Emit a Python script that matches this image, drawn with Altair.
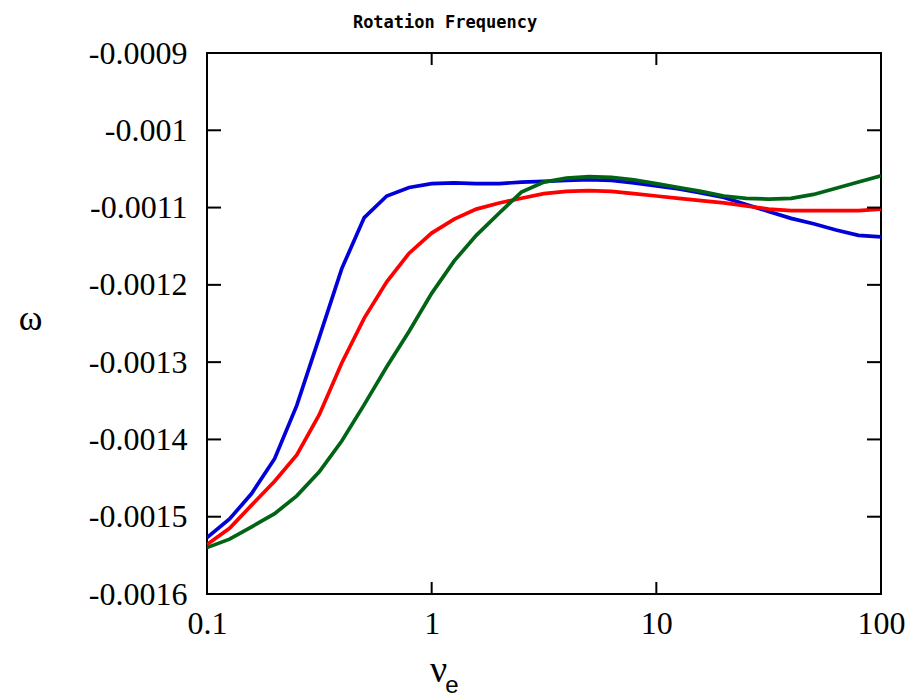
import altair as alt
import pandas as pd

# x positions (nu_e), log-spaced
nu_e = [0.1, 0.126, 0.158, 0.2, 0.251, 0.316, 0.398, 0.501, 0.631, 0.794,
        1.0, 1.26, 1.58, 2.0, 2.51, 3.16, 3.98, 5.01, 6.31, 7.94,
        10.0, 12.6, 15.8, 20.0, 25.1, 31.6, 39.8, 50.1, 63.1, 79.4, 100.0]

# omega values in units of 1e-4
blue = [-15.27, -15.03, -14.70, -14.25, -13.56, -12.68, -11.79, -11.13, -10.85, -10.74,
        -10.69, -10.68, -10.69, -10.69, -10.67, -10.66, -10.65, -10.64, -10.65, -10.68,
        -10.72, -10.76, -10.81, -10.87, -10.96, -11.05, -11.14, -11.21, -11.29, -11.36, -11.38]
red = [-15.36, -15.15, -14.85, -14.54, -14.20, -13.68, -13.01, -12.43, -11.96, -11.59,
       -11.33, -11.15, -11.02, -10.94, -10.88, -10.82, -10.79, -10.78, -10.79, -10.82,
       -10.85, -10.88, -10.91, -10.94, -10.98, -11.02, -11.04, -11.04, -11.04, -11.04, -11.02]
green = [-15.40, -15.29, -15.13, -14.96, -14.73, -14.42, -14.02, -13.55, -13.06, -12.60,
         -12.11, -11.69, -11.36, -11.07, -10.80, -10.67, -10.62, -10.60, -10.61, -10.64,
         -10.69, -10.74, -10.79, -10.85, -10.88, -10.89, -10.88, -10.83, -10.75, -10.67, -10.59]

series_names = ["blue", "red", "green"]
series_colors = ["#0000d8", "#ff0000", "#006414"]

y_ticks = [-0.0016, -0.0015, -0.0014, -0.0013, -0.0012, -0.0011, -0.001, -0.0009]
x_ticks = [0.1, 1, 10, 100]

rows = []
for name, vals in zip(series_names, [blue, red, green]):
    for xv, yv in zip(nu_e, vals):
        rows.append({"nu": xv, "omega": yv * 1e-4, "series": name})
df = pd.DataFrame(rows)

W, H = 674, 541

xscale = alt.Scale(type="log", domain=[0.1, 100], nice=False)
yscale = alt.Scale(domain=[-0.0016, -0.0009], nice=False, zero=False)

xaxis = alt.Axis(values=x_ticks, labelExpr="format(datum.value, '')",
                 ticks=False, domain=False, grid=False, labelFlush=False,
                 labelFont="Liberation Serif", labelFontSize=32,
                 labelColor="black", labelPadding=14,
                 title="ν", titleFont="Liberation Serif", titleFontSize=38,
                 titleFontWeight="normal", titleColor="black",
                 titleX=231, titleY=76, titleBaseline="middle", titleAlign="center")
yaxis = alt.Axis(values=y_ticks,
                 labelExpr="'-' + format(-datum.value, '')",
                 ticks=False, domain=False, grid=False, labelFlush=False,
                 labelFont="Liberation Serif", labelFontSize=32,
                 labelColor="black", labelPadding=20,
                 title="ω", titleFont="Liberation Serif", titleFontSize=36,
                 titleFontWeight="normal", titleColor="black",
                 titleAngle=0, titleX=-177, titleY=265,
                 titleBaseline="middle", titleAlign="center")

lines = alt.Chart(df).mark_line(strokeWidth=3.7, clip=True).encode(
    x=alt.X("nu:Q", scale=xscale, axis=xaxis),
    y=alt.Y("omega:Q", scale=yscale, axis=yaxis),
    color=alt.Color("series:N", scale=alt.Scale(domain=series_names, range=series_colors), legend=None),
    detail="series:N",
)

ydf = pd.DataFrame({"nu": [1.0] * (len(y_ticks) - 2), "omega": y_ticks[1:-1]})
xdf = pd.DataFrame({"nu": x_ticks[1:-1], "omega": [-0.0012] * (len(x_ticks) - 2)})

ytick_left = alt.Chart(ydf).mark_rule(color="black", strokeWidth=2).encode(
    y=alt.Y("omega:Q", scale=yscale, axis=yaxis), x=alt.value(0), x2=alt.value(14))
ytick_right = alt.Chart(ydf).mark_rule(color="black", strokeWidth=2).encode(
    y=alt.Y("omega:Q", scale=yscale, axis=yaxis), x=alt.value(W - 14), x2=alt.value(W))
xtick_bottom = alt.Chart(xdf).mark_rule(color="black", strokeWidth=2).encode(
    x=alt.X("nu:Q", scale=xscale, axis=xaxis), y=alt.value(H - 12), y2=alt.value(H))
xtick_top = alt.Chart(xdf).mark_rule(color="black", strokeWidth=2).encode(
    x=alt.X("nu:Q", scale=xscale, axis=xaxis), y=alt.value(0), y2=alt.value(12))

one = pd.DataFrame({"t": ["Rotation Frequency"]})
title_txt = alt.Chart(one).mark_text(
    font="DejaVu Sans Mono", fontSize=17, fontWeight="bold", color="black",
    align="center", baseline="alphabetic").encode(
    x=alt.value(238), y=alt.value(-25), text="t:N")

sub = pd.DataFrame({"t": ["e"]})
sub_txt = alt.Chart(sub).mark_text(
    font="Liberation Sans", fontSize=24, color="black",
    align="center", baseline="middle").encode(
    x=alt.value(245), y=alt.value(633), text="t:N")

chart = alt.layer(lines, ytick_left, ytick_right, xtick_bottom, xtick_top, title_txt, sub_txt).properties(
    width=W, height=H,
    autosize=alt.AutoSizeParams(type="none"),
    padding={"left": 207, "top": 53, "right": 41, "bottom": 103},
    background="white",
).configure_view(stroke="black", strokeWidth=2)

chart.save("out.html", embed_options={"renderer": "svg", "actions": False})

▶ **EXERCISE TASK**
Repeat the data exactly, without the pictures.

▶ **TASK SOLUTION**
Emit a Python script that matches this image, drawn with Altair.
import altair as alt
import pandas as pd

# x positions (nu_e), log-spaced
nu_e = [0.1, 0.126, 0.158, 0.2, 0.251, 0.316, 0.398, 0.501, 0.631, 0.794,
        1.0, 1.26, 1.58, 2.0, 2.51, 3.16, 3.98, 5.01, 6.31, 7.94,
        10.0, 12.6, 15.8, 20.0, 25.1, 31.6, 39.8, 50.1, 63.1, 79.4, 100.0]

# omega values in units of 1e-4
blue = [-15.27, -15.03, -14.70, -14.25, -13.56, -12.68, -11.79, -11.13, -10.85, -10.74,
        -10.69, -10.68, -10.69, -10.69, -10.67, -10.66, -10.65, -10.64, -10.65, -10.68,
        -10.72, -10.76, -10.81, -10.87, -10.96, -11.05, -11.14, -11.21, -11.29, -11.36, -11.38]
red = [-15.36, -15.15, -14.85, -14.54, -14.20, -13.68, -13.01, -12.43, -11.96, -11.59,
       -11.33, -11.15, -11.02, -10.94, -10.88, -10.82, -10.79, -10.78, -10.79, -10.82,
       -10.85, -10.88, -10.91, -10.94, -10.98, -11.02, -11.04, -11.04, -11.04, -11.04, -11.02]
green = [-15.40, -15.29, -15.13, -14.96, -14.73, -14.42, -14.02, -13.55, -13.06, -12.60,
         -12.11, -11.69, -11.36, -11.07, -10.80, -10.67, -10.62, -10.60, -10.61, -10.64,
         -10.69, -10.74, -10.79, -10.85, -10.88, -10.89, -10.88, -10.83, -10.75, -10.67, -10.59]

series_names = ["blue", "red", "green"]
series_colors = ["#0000d8", "#ff0000", "#006414"]

y_ticks = [-0.0016, -0.0015, -0.0014, -0.0013, -0.0012, -0.0011, -0.001, -0.0009]
x_ticks = [0.1, 1, 10, 100]

rows = []
for name, vals in zip(series_names, [blue, red, green]):
    for xv, yv in zip(nu_e, vals):
        rows.append({"nu": xv, "omega": yv * 1e-4, "series": name})
df = pd.DataFrame(rows)

W, H = 674, 541

xscale = alt.Scale(type="log", domain=[0.1, 100], nice=False)
yscale = alt.Scale(domain=[-0.0016, -0.0009], nice=False, zero=False)

xaxis = alt.Axis(values=x_ticks, labelExpr="format(datum.value, '')",
                 ticks=False, domain=False, grid=False, labelFlush=False,
                 labelFont="Liberation Serif", labelFontSize=32,
                 labelColor="black", labelPadding=14,
                 title="ν", titleFont="Liberation Serif", titleFontSize=38,
                 titleFontWeight="normal", titleColor="black",
                 titleX=231, titleY=76, titleBaseline="middle", titleAlign="center")
yaxis = alt.Axis(values=y_ticks,
                 labelExpr="'-' + format(-datum.value, '')",
                 ticks=False, domain=False, grid=False, labelFlush=False,
                 labelFont="Liberation Serif", labelFontSize=32,
                 labelColor="black", labelPadding=20,
                 title="ω", titleFont="Liberation Serif", titleFontSize=36,
                 titleFontWeight="normal", titleColor="black",
                 titleAngle=0, titleX=-177, titleY=265,
                 titleBaseline="middle", titleAlign="center")

lines = alt.Chart(df).mark_line(strokeWidth=3.7, clip=True).encode(
    x=alt.X("nu:Q", scale=xscale, axis=xaxis),
    y=alt.Y("omega:Q", scale=yscale, axis=yaxis),
    color=alt.Color("series:N", scale=alt.Scale(domain=series_names, range=series_colors), legend=None),
    detail="series:N",
)

ydf = pd.DataFrame({"nu": [1.0] * (len(y_ticks) - 2), "omega": y_ticks[1:-1]})
xdf = pd.DataFrame({"nu": x_ticks[1:-1], "omega": [-0.0012] * (len(x_ticks) - 2)})

ytick_left = alt.Chart(ydf).mark_rule(color="black", strokeWidth=2).encode(
    y=alt.Y("omega:Q", scale=yscale, axis=yaxis), x=alt.value(0), x2=alt.value(14))
ytick_right = alt.Chart(ydf).mark_rule(color="black", strokeWidth=2).encode(
    y=alt.Y("omega:Q", scale=yscale, axis=yaxis), x=alt.value(W - 14), x2=alt.value(W))
xtick_bottom = alt.Chart(xdf).mark_rule(color="black", strokeWidth=2).encode(
    x=alt.X("nu:Q", scale=xscale, axis=xaxis), y=alt.value(H - 12), y2=alt.value(H))
xtick_top = alt.Chart(xdf).mark_rule(color="black", strokeWidth=2).encode(
    x=alt.X("nu:Q", scale=xscale, axis=xaxis), y=alt.value(0), y2=alt.value(12))

one = pd.DataFrame({"t": ["Rotation Frequency"]})
title_txt = alt.Chart(one).mark_text(
    font="DejaVu Sans Mono", fontSize=17, fontWeight="bold", color="black",
    align="center", baseline="alphabetic").encode(
    x=alt.value(238), y=alt.value(-25), text="t:N")

sub = pd.DataFrame({"t": ["e"]})
sub_txt = alt.Chart(sub).mark_text(
    font="Liberation Sans", fontSize=24, color="black",
    align="center", baseline="middle").encode(
    x=alt.value(245), y=alt.value(633), text="t:N")

chart = alt.layer(lines, ytick_left, ytick_right, xtick_bottom, xtick_top, title_txt, sub_txt).properties(
    width=W, height=H,
    autosize=alt.AutoSizeParams(type="none"),
    padding={"left": 207, "top": 53, "right": 41, "bottom": 103},
    background="white",
).configure_view(stroke="black", strokeWidth=2)

chart.save("out.html", embed_options={"renderer": "svg", "actions": False})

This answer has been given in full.